# [EXERCISE DIRECTIONS]
Wherever the string "with" appears in the listing, copy that line.

|---|

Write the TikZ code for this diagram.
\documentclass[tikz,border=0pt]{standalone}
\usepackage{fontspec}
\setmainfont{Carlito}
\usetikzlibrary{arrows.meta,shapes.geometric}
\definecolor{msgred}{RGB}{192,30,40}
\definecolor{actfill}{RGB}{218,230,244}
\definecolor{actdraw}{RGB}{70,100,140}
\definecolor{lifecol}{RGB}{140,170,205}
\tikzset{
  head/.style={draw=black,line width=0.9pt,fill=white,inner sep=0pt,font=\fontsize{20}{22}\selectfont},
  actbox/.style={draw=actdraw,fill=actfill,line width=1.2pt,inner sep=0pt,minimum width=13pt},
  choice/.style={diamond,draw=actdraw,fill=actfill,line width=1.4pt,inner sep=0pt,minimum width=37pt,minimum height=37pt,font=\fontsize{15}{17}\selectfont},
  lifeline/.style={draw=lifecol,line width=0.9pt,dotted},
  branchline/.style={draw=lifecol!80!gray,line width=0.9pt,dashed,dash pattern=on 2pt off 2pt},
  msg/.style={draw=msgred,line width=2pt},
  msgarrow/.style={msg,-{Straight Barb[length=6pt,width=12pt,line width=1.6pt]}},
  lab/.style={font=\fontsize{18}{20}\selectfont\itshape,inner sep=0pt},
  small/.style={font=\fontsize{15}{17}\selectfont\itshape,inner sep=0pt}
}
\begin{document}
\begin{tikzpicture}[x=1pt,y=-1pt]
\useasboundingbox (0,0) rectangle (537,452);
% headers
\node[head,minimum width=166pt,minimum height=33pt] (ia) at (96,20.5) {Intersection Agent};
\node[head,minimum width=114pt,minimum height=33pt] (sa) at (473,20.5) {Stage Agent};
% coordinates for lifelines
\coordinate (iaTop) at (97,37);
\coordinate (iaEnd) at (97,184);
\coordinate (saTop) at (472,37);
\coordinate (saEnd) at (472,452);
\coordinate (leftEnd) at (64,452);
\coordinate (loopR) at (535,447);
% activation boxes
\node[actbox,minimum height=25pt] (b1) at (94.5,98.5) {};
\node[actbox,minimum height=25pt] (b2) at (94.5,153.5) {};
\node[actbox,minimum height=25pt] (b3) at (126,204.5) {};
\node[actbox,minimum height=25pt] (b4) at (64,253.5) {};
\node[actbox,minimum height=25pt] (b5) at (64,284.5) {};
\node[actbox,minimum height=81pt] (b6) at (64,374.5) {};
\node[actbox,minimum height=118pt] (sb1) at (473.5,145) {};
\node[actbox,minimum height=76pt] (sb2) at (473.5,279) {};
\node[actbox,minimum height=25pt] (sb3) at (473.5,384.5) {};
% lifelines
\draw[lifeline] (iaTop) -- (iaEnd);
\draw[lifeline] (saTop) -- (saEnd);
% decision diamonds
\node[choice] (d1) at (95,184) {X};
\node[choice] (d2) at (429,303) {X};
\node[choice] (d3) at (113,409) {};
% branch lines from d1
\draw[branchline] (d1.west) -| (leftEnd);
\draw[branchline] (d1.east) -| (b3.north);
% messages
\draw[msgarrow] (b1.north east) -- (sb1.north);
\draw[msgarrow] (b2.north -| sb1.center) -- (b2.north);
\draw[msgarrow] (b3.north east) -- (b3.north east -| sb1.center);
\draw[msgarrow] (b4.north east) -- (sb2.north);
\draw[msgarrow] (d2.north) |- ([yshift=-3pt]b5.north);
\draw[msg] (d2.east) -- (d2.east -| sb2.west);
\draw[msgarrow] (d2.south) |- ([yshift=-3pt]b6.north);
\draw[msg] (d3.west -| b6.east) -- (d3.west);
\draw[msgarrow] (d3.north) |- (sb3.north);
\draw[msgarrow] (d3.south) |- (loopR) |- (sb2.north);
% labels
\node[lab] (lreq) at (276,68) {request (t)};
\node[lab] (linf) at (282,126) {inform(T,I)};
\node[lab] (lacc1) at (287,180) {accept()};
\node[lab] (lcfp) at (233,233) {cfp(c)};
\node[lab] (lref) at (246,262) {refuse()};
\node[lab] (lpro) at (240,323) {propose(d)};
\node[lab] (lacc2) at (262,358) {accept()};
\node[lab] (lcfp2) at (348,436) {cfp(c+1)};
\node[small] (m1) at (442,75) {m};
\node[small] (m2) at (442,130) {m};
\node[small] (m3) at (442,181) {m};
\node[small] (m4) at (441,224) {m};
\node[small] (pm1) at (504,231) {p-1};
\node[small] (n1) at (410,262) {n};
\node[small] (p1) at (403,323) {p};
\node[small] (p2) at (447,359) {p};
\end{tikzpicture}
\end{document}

|---|

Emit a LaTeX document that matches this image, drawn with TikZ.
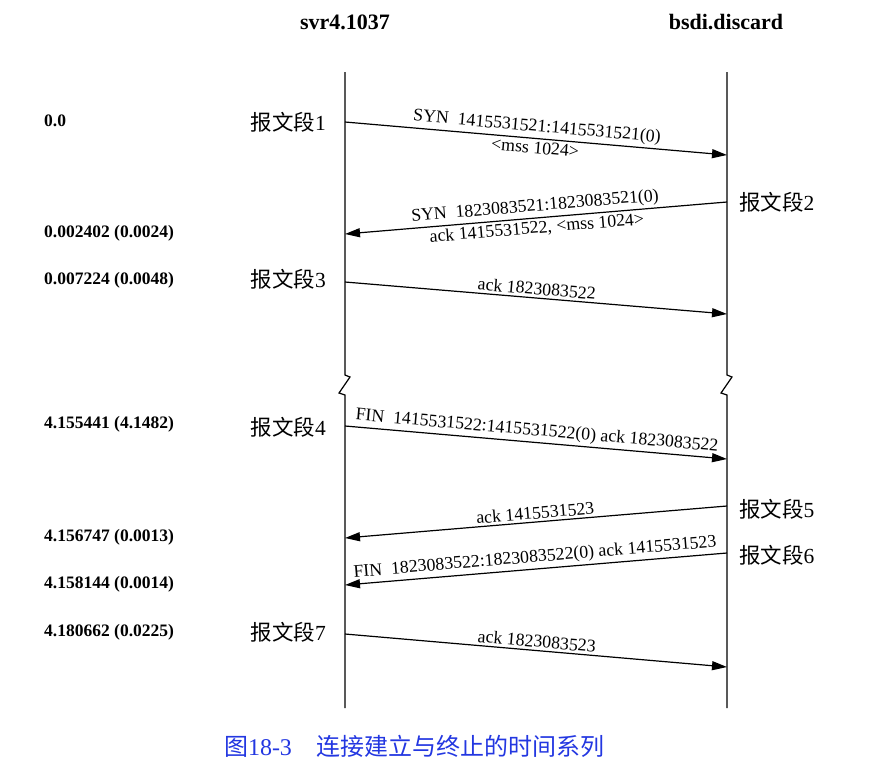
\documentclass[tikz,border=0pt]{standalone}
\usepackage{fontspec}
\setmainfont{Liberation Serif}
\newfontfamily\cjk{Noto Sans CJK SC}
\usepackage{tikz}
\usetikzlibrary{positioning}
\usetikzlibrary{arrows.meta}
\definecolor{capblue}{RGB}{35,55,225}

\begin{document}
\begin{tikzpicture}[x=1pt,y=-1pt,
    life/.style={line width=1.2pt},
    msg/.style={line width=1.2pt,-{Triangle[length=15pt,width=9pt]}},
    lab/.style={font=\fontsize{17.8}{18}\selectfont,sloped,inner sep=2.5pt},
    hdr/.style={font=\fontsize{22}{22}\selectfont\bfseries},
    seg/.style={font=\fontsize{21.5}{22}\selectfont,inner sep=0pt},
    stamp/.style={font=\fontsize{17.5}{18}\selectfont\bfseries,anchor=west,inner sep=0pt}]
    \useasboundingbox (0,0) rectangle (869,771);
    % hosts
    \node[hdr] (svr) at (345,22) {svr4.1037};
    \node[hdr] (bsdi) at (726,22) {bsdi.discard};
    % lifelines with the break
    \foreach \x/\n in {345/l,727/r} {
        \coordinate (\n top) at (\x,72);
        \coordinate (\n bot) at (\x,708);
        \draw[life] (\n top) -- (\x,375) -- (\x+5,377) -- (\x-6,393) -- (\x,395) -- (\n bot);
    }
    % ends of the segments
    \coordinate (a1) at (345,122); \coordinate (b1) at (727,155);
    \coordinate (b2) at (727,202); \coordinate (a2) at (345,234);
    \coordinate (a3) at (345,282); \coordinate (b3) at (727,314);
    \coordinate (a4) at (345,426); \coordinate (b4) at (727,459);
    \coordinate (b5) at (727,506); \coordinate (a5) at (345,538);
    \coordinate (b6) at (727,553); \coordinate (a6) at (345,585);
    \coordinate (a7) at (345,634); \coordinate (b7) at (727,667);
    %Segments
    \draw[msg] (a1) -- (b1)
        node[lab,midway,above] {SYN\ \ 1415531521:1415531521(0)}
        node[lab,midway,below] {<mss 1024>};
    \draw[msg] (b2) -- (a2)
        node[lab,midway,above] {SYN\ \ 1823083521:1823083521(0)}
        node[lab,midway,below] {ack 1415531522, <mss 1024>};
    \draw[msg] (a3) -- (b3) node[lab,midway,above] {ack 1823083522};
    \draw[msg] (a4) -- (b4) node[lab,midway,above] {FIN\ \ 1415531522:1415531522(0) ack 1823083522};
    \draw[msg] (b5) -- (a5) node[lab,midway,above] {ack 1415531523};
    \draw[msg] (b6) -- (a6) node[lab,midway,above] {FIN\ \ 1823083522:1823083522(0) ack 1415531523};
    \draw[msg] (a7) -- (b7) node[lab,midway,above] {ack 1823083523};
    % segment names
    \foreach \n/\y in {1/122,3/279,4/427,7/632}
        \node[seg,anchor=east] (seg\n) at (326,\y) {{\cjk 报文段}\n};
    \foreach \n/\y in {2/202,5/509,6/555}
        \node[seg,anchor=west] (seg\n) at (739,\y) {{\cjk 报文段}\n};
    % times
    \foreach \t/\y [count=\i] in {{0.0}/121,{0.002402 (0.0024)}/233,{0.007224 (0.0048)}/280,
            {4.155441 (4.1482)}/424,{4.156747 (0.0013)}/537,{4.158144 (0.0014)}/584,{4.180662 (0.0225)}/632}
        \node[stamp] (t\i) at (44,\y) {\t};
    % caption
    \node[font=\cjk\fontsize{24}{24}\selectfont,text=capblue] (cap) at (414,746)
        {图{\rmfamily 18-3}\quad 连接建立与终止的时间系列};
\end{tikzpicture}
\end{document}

|---|

# [EXERCISE SOLUTION]
Emit a LaTeX document that matches this image, drawn with TikZ.
    % lifelines with the break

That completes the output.